WASHINGTON - The National Air Traffic Controllers Association filed a lawsuit Friday against President Donald Trump and other top federal officials, saying they are depriving controllers of their "hard-earned compensation without the requisite due process."
Controllers across the country started seeing pay stubs Thursday showing that they are receiving no pay for their work guiding planes to airports nationwide.
The legal challenge, filed in the U.S. District Court for the District of Columbia, seeks a temporary restraining order against the federal government for allegedly violating controllers' constitutional rights under the Fifth Amendment.
The air traffic controllers are also organizing a leafleting effort appealing directly to passengers at airports across the country, including in Dallas Atlanta, Seattle and Portland, Ore., as well as at Washington Dulles International Airport in Virginia, a union official said. The intent of the leafleting is to underscore the importance of their work and end the shutdown more quickly, the official said, not to protest.

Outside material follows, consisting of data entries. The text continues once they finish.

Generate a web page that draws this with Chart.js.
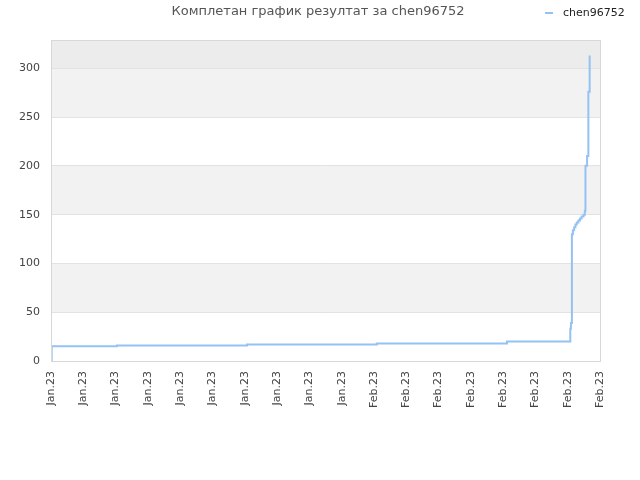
<!DOCTYPE html>
<html>
<head>
<meta charset="utf-8">
<script src="https://cdn.jsdelivr.net/npm/chart.js@4/dist/chart.umd.min.js"></script>
<style>
  html, body { margin: 0; padding: 0; background: #fff; }
  #wrap { width: 640px; height: 480px; }
</style>
</head>
<body>
<div id="wrap"><canvas id="chart" width="640" height="480"></canvas></div>
<script>
// tick labels shown under the x axis (one per step of the x scale)
var tickLabels = ['Jan.23', 'Jan.23', 'Jan.23', 'Jan.23', 'Jan.23', 'Jan.23', 'Jan.23', 'Jan.23', 'Jan.23', 'Jan.23',
    'Feb.23', 'Feb.23', 'Feb.23', 'Feb.23', 'Feb.23', 'Feb.23', 'Feb.23', 'Feb.23'];

// position of each score change, in tick-label units
var changeAt = [0, 0.02, 2.04, 6.07, 10.09, 14.12, 16.08, 16.1, 16.13, 16.16, 16.2, 16.24, 16.28, 16.33,
    16.38, 16.43, 16.49, 16.53, 16.55, 16.6, 16.64, 16.68];
// score after each change
var scores = [0, 15, 16, 17, 18, 20, 33, 39, 130, 134, 137, 140, 142, 144,
    146, 148, 150, 154, 200, 210, 276, 313];

var seriesName = 'chen96752';
var chartTitle = 'Комплетан график резултат за chen96752';

var points = changeAt.map(function (x, i) {
    return { x: x, y: scores[i] };
});

var lineColor = '#94c2f2';

// alternating bands, frame, title and legend
var bandsPlugin = {
    id: 'bands',
    beforeDraw: function (chart) {
        var ctx = chart.ctx;
        var area = chart.chartArea;
        var y = chart.scales.y;
        ctx.save();
        var ticks = y.ticks;
        for (var i = 0; i < ticks.length; i++) {
            var top = i + 1 < ticks.length ? y.getPixelForValue(ticks[i + 1].value) : area.top;
            var bottom = y.getPixelForValue(ticks[i].value);
            if (i + 1 >= ticks.length) {
                ctx.fillStyle = '#ececec';
            } else {
                ctx.fillStyle = i % 2 === 1 ? '#f2f2f2' : '#ffffff';
            }
            ctx.fillRect(area.left, top, area.right - area.left, bottom - top);
        }
        ctx.restore();
    },
    afterDraw: function (chart) {
        var ctx = chart.ctx;
        var area = chart.chartArea;
        ctx.save();
        ctx.strokeStyle = '#d8d8d8';
        ctx.lineWidth = 1;
        ctx.strokeRect(Math.round(area.left) + 0.5, Math.round(area.top) + 0.5,
            Math.round(area.right - area.left), Math.round(area.bottom - area.top));

        ctx.fillStyle = '#555';
        ctx.font = '13px "DejaVu Sans"';
        ctx.textAlign = 'center';
        ctx.textBaseline = 'middle';
        ctx.fillText(chartTitle, 318, 12);

        // legend
        ctx.fillStyle = lineColor;
        ctx.fillRect(545, 12, 8, 2);
        ctx.fillStyle = '#222';
        ctx.font = '11px "DejaVu Sans"';
        ctx.textAlign = 'left';
        ctx.fillText(chart.data.datasets[0].label, 563, 13);
        ctx.restore();
    }
};

var ctx = document.getElementById('chart');

var myChart = new Chart(ctx, {
    type: 'line',
    data: {
        datasets: [{
            label: seriesName,
            data: points,
            borderColor: lineColor,
            backgroundColor: lineColor,
            borderWidth: 2,
            pointRadius: 0,
            stepped: 'before',
            fill: false
        }]
    },
    options: {
        responsive: false,
        animation: false,
        layout: {
            padding: { left: 0, right: 40, top: 40, bottom: 0 }
        },
        plugins: {
            title: { display: false },
            tooltip: { enabled: false },
            legend: { display: false }
        },
        scales: {
            x: {
                type: 'linear',
                min: 0,
                max: tickLabels.length - 1,
                grid: { display: false, drawTicks: false },
                border: { display: false },
                afterFit: function (scale) { scale.height = 119; },
                ticks: {
                    stepSize: 1,
                    autoSkip: false,
                    minRotation: 90,
                    maxRotation: 90,
                    padding: 10,
                    color: '#444',
                    font: { family: 'DejaVu Sans', size: 11 },
                    callback: function (value) {
                        return tickLabels[value];
                    }
                }
            },
            y: {
                min: 0,
                max: 329,
                grid: { color: '#e2e2e2', drawTicks: false },
                border: { display: false },
                afterFit: function (scale) { scale.width = 51; },
                afterBuildTicks: function (scale) {
                    scale.ticks = scale.ticks.filter(function (t) { return t.value % 50 === 0; });
                },
                ticks: {
                    stepSize: 50,
                    padding: 11,
                    color: '#444',
                    font: { family: 'DejaVu Sans', size: 11 }
                }
            }
        }
    },
    plugins: [bandsPlugin]
});
</script>
</body>
</html>
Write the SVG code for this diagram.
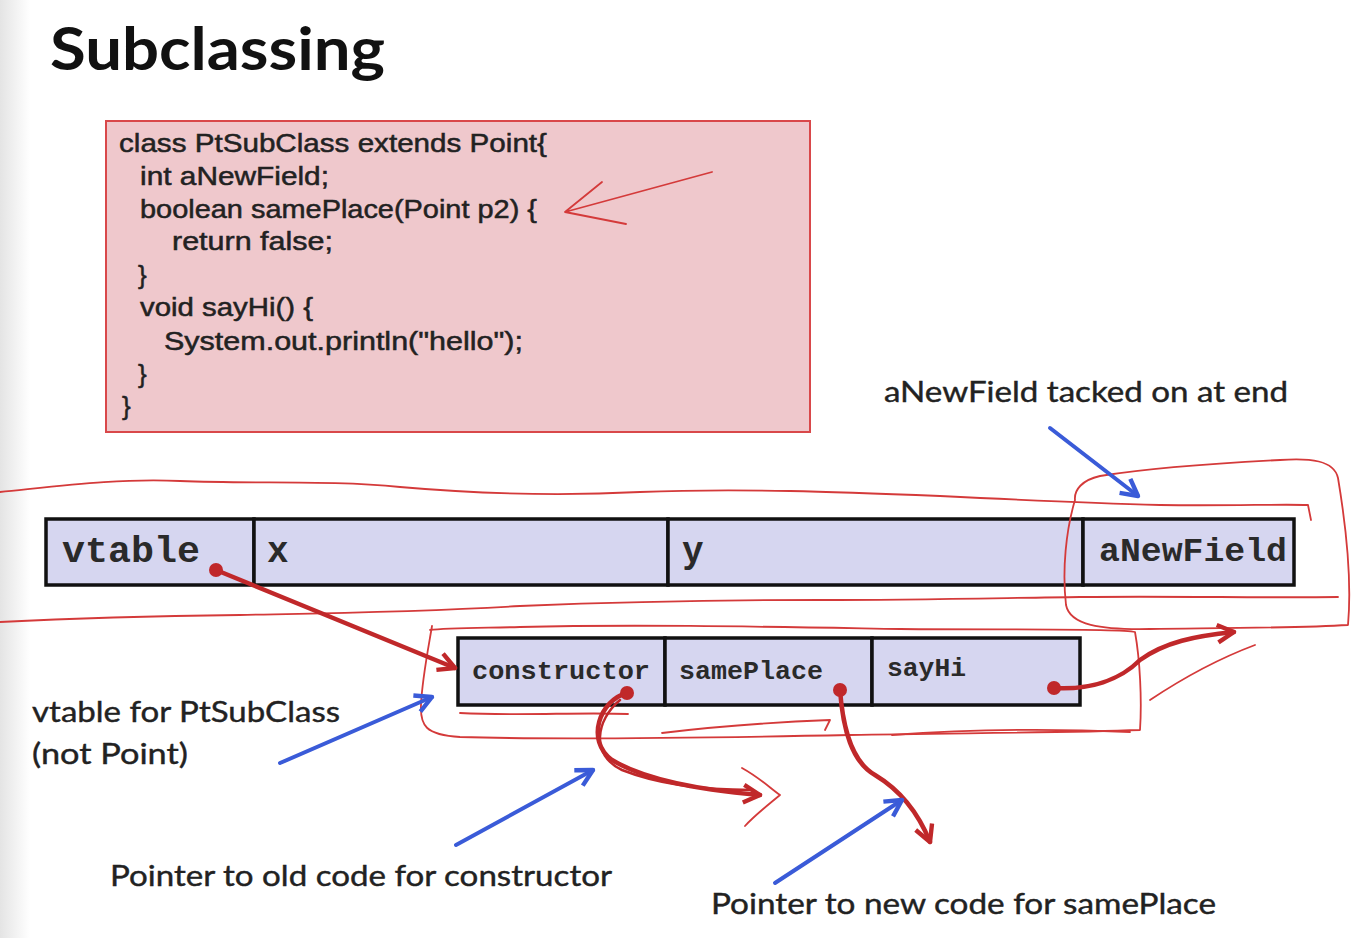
<svg xmlns="http://www.w3.org/2000/svg" width="1354" height="938" viewBox="0 0 1354 938">
<defs>
<linearGradient id="bg" x1="0" y1="0" x2="1" y2="0">
<stop offset="0" stop-color="#e4e4e4"/><stop offset="1" stop-color="#ffffff"/>
</linearGradient>
<marker id="rh" viewBox="0 0 20 20" refX="17" refY="10" markerWidth="22" markerHeight="22" markerUnits="userSpaceOnUse" orient="auto"><path d="M2,2 L17,10 L2,18" fill="none" stroke="#c0282a" stroke-width="4" stroke-linejoin="round"/></marker>
<marker id="bh" viewBox="0 0 20 20" refX="17" refY="10" markerWidth="22" markerHeight="22" markerUnits="userSpaceOnUse" orient="auto"><path d="M2,2 L17,10 L2,18" fill="none" stroke="#3a5bd8" stroke-width="4" stroke-linejoin="round"/></marker>
</defs>
<style>
.code{font-family:"Liberation Sans",Arial,sans-serif;font-size:26px;fill:#222;stroke:#222;stroke-width:0.5}
.lbl{font-family:Lato,"Liberation Sans",sans-serif;font-size:29px;fill:#222;stroke:#222;stroke-width:0.4}
.mono{font-family:"Liberation Mono","Courier New",monospace;font-weight:bold;fill:#2a2a2a}
.cell{fill:#d6d6f0;stroke:#111;stroke-width:3.5}
.ink{fill:none;stroke:#d43a3a;stroke-width:1.8;stroke-linecap:round;stroke-linejoin:round}
.red{fill:none;stroke:#c0282a;stroke-width:4.5;stroke-linecap:round}
.blue{fill:none;stroke:#3a5bd8;stroke-width:4;stroke-linecap:round}
.dot{fill:#c0282a}
</style>
<rect x="0" y="0" width="1354" height="938" fill="#ffffff"/>
<rect x="0" y="0" width="30" height="938" fill="url(#bg)"/>

<text x="50" y="70" font-family="Lato,'Liberation Sans',sans-serif" font-weight="bold" font-size="60" fill="#111" textLength="335" lengthAdjust="spacingAndGlyphs">Subclassing</text>

<g id="code">
<rect x="106" y="121" width="704" height="311" fill="#efc8cc" stroke="#d9484a" stroke-width="2"/>
<text class="code" x="119" y="152" textLength="428" lengthAdjust="spacingAndGlyphs">class PtSubClass extends Point{</text>
<text class="code" x="140" y="185" textLength="189" lengthAdjust="spacingAndGlyphs">int aNewField;</text>
<text class="code" x="140" y="218" textLength="397" lengthAdjust="spacingAndGlyphs">boolean samePlace(Point p2) {</text>
<text class="code" x="172" y="250" textLength="161" lengthAdjust="spacingAndGlyphs">return false;</text>
<text class="code" x="138" y="284">}</text>
<text class="code" x="140" y="316" textLength="173" lengthAdjust="spacingAndGlyphs">void sayHi() {</text>
<text class="code" x="164" y="350" textLength="359" lengthAdjust="spacingAndGlyphs">System.out.println("hello");</text>
<text class="code" x="138" y="383">}</text>
<text class="code" x="122" y="415">}</text>
<path class="ink" d="M712,172 L565,212 M565,212 L602,182 M565,212 L626,224"/>
</g>

<g id="object">
<rect class="cell" x="46" y="519" width="208" height="66"/>
<rect class="cell" x="254" y="519" width="414" height="66"/>
<rect class="cell" x="668" y="519" width="415" height="66"/>
<rect class="cell" x="1083" y="519" width="211" height="66"/>
<text class="mono" x="62" y="562" font-size="36" textLength="138" lengthAdjust="spacingAndGlyphs">vtable</text>
<text class="mono" x="267" y="562" font-size="36">x</text>
<text class="mono" x="682" y="562" font-size="36">y</text>
<text class="mono" x="1099" y="561" font-size="34" textLength="188" lengthAdjust="spacingAndGlyphs">aNewField</text>
</g>

<g id="vtable">
<rect class="cell" x="458" y="638" width="207" height="67"/>
<rect class="cell" x="665" y="638" width="207" height="67"/>
<rect class="cell" x="872" y="638" width="208" height="67"/>
<text class="mono" x="472" y="679" font-size="26" textLength="178" lengthAdjust="spacingAndGlyphs">constructor</text>
<text class="mono" x="679" y="679" font-size="26" textLength="144" lengthAdjust="spacingAndGlyphs">samePlace</text>
<text class="mono" x="887" y="676" font-size="26" textLength="79" lengthAdjust="spacingAndGlyphs">sayHi</text>
</g>

<g id="annotations">
<path class="ink" d="M0,492 C60,486 120,478 180,481 C260,484 330,480 400,487 C480,494 560,496 640,492 C740,488 840,492 940,496 C1020,500 1080,503 1160,505 C1230,506 1280,504 1308,505 L1311,520"/>
<path class="ink" d="M0,622 C80,618 160,616 240,615 C340,613 420,612 520,606 C620,602 720,600 820,600 C920,600 1000,598 1080,597 C1180,596 1260,598 1338,597"/>
<path class="ink" d="M1075,500 C1066,530 1062,570 1066,605 C1070,625 1100,630 1150,629 C1230,628 1300,628 1348,625 C1352,580 1345,520 1338,478 C1334,460 1310,458 1280,460 C1220,463 1150,468 1100,476 C1082,480 1074,490 1075,500"/>
<path class="ink" d="M432,626 C428,650 422,680 421,705 C420,725 425,735 460,737 C560,740 700,738 850,735 C950,733 1060,733 1140,730 C1142,700 1140,660 1135,632 C1120,628 1000,630 900,629 C780,627 640,624 520,627 C480,628 445,628 430,630"/>
<path class="ink" d="M460,713 C520,716 580,712 628,714 M662,733 C720,726 780,722 830,720 L825,730 M892,735 C960,730 1040,728 1130,732"/>
<path class="ink" d="M742,768 C760,778 770,788 780,795 C768,805 755,815 745,826"/>
<path class="ink" d="M1150,700 C1180,680 1215,660 1255,645"/>
</g>

<g id="connectors">
<path class="red" d="M216,570 L455,668" marker-end="url(#rh)"/>
<path class="red" d="M627,693 C600,700 585,740 612,760 C645,780 700,790 760,795" marker-end="url(#rh)"/>
<path class="red" style="stroke-width:2.5" d="M620,700 C596,720 590,755 622,770 C660,785 710,790 752,790"/>
<path class="red" d="M840,690 C843,730 852,762 875,775 C900,790 918,812 930,842" marker-end="url(#rh)"/>
<path class="red" d="M1054,688 C1090,690 1120,680 1140,660 C1165,642 1195,636 1234,632" marker-end="url(#rh)"/>
<circle class="dot" cx="216" cy="570" r="7"/>
<circle class="dot" cx="627" cy="693" r="7"/>
<circle class="dot" cx="840" cy="690" r="7"/>
<circle class="dot" cx="1054" cy="688" r="7"/>
<path class="blue" d="M1050,428 L1138,496" marker-end="url(#bh)"/>
<path class="blue" d="M280,763 L432,697" marker-end="url(#bh)"/>
<path class="blue" d="M456,845 L593,770" marker-end="url(#bh)"/>
<path class="blue" d="M775,883 L902,800" marker-end="url(#bh)"/>
</g>

<g id="labels">
<text class="lbl" x="884" y="402" textLength="404" lengthAdjust="spacingAndGlyphs">aNewField tacked on at end</text>
<text class="lbl" x="32" y="722" textLength="308" lengthAdjust="spacingAndGlyphs">vtable for PtSubClass</text>
<text class="lbl" x="32" y="764" textLength="156" lengthAdjust="spacingAndGlyphs">(not Point)</text>
<text class="lbl" x="110" y="886" textLength="502" lengthAdjust="spacingAndGlyphs">Pointer to old code for constructor</text>
<text class="lbl" x="711" y="914" textLength="505" lengthAdjust="spacingAndGlyphs">Pointer to new code for samePlace</text>
</g>
</svg>
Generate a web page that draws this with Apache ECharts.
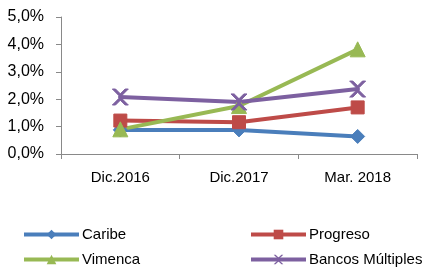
<!DOCTYPE html>
<html>
<head>
<meta charset="utf-8">
<script src="https://cdn.jsdelivr.net/npm/echarts@6/dist/echarts.min.js"></script>
<style>
html, body { margin: 0; padding: 0; background: #fff; }
#main { width: 425px; height: 269px; }
</style>
</head>
<body>
<div id="main"></div>
<script>
// datos del gráfico
var categorias = ['Dic.2016', 'Dic.2017', 'Mar. 2018'];
var caribe = [0.88, 0.88, 0.64];
var progreso = [1.22, 1.16, 1.70];
var vimenca = [0.90, 1.75, 3.82];
var bancosMultiples = [2.08, 1.90, 2.37];
var ticksY = [0, 1, 2, 3, 4, 5];

var myChart = echarts.init(document.getElementById('main'));
var fuente = 'Liberation Sans';

function serie(nombre, datos, color, simbolo, tam) {
    return {
        name: nombre,
        type: 'line',
        data: datos,
        symbol: simbolo,
        symbolSize: tam,
        lineStyle: { color: color, width: 4 },
        itemStyle: { color: color, borderColor: color },
        emphasis: { disabled: true },
        animation: false
    };
}

function leyenda(nombre, left, top) {
    return {
        data: [nombre],
        left: left,
        top: top,
        itemWidth: 55,
        itemHeight: 12,
        padding: 0,
        itemGap: 0,
        lineStyle: { width: 4 },
        textStyle: { fontFamily: fuente, fontSize: 15, color: '#000', padding: [0, 0, 0, -2] }
    };
}

var option = {
    backgroundColor: '#fff',
    grid: { left: 61, right: 8, top: 17, bottom: 115 },
    legend: [
        leyenda('Caribe', 22, 227),
        leyenda('Progreso', 249, 227),
        leyenda('Vimenca', 22, 252),
        leyenda('Bancos Múltiples', 249, 252)
    ],
    xAxis: {
        type: 'category',
        data: categorias,
        boundaryGap: true,
        axisLine: { lineStyle: { color: '#898989', width: 1 } },
        axisTick: { show: true, length: 5, lineStyle: { color: '#898989' } },
        axisLabel: { fontFamily: fuente, fontSize: 15, color: '#000', margin: 16 }
    },
    yAxis: {
        type: 'value',
        min: 0,
        max: 5,
        interval: 1,
        splitLine: { show: false },
        axisLine: { show: true, lineStyle: { color: '#898989', width: 1 } },
        axisTick: { show: true, length: 5, lineStyle: { color: '#898989' } },
        axisLabel: {
            fontFamily: fuente, fontSize: 16, color: '#000', margin: 17,
            formatter: function (v) { return v.toFixed(1).replace('.', ',') + '%'; }
        }
    },
    series: [
        serie('Caribe', caribe, '#4a7ebb', 'diamond', 14),
        serie('Progreso', progreso, '#be4b48', 'rect', 13),
        serie('Vimenca', vimenca, '#98b954', 'triangle', 15),
        serie('Bancos Múltiples', bancosMultiples, '#7d60a0',
            'path://M0,0 L2,0 L5,3 L8,0 L10,0 L6,4 L6,6 L10,10 L8,10 L5,7 L2,10 L0,10 L4,6 L4,4 Z', 16)
    ]
};

myChart.setOption(option);
</script>
</body>
</html>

The controllers are among hundreds of thousands of federal workers forced to work for free during the partial government shutdown. More than 24,000 Federal Aviation Administration employees are working without pay because their positions are considered vital for "life and safety." Separately, more than 17,000 other FAA workers have been furloughed.
"Each day, the FAA's Air Traffic Controllers," the lawsuit says, "are responsible for ensuring the safe routing of tens of thousands of flights, often working lengthy, grueling overtime shifts to do so. In fact, plaintiffs' job is so demanding and requires such rare stills that the FAA struggles to maintain a full complement of certified Air Traffic Controllers."
A similar suit was filed on behalf of federal workers at the departments of Justice, Agriculture and Homeland Security.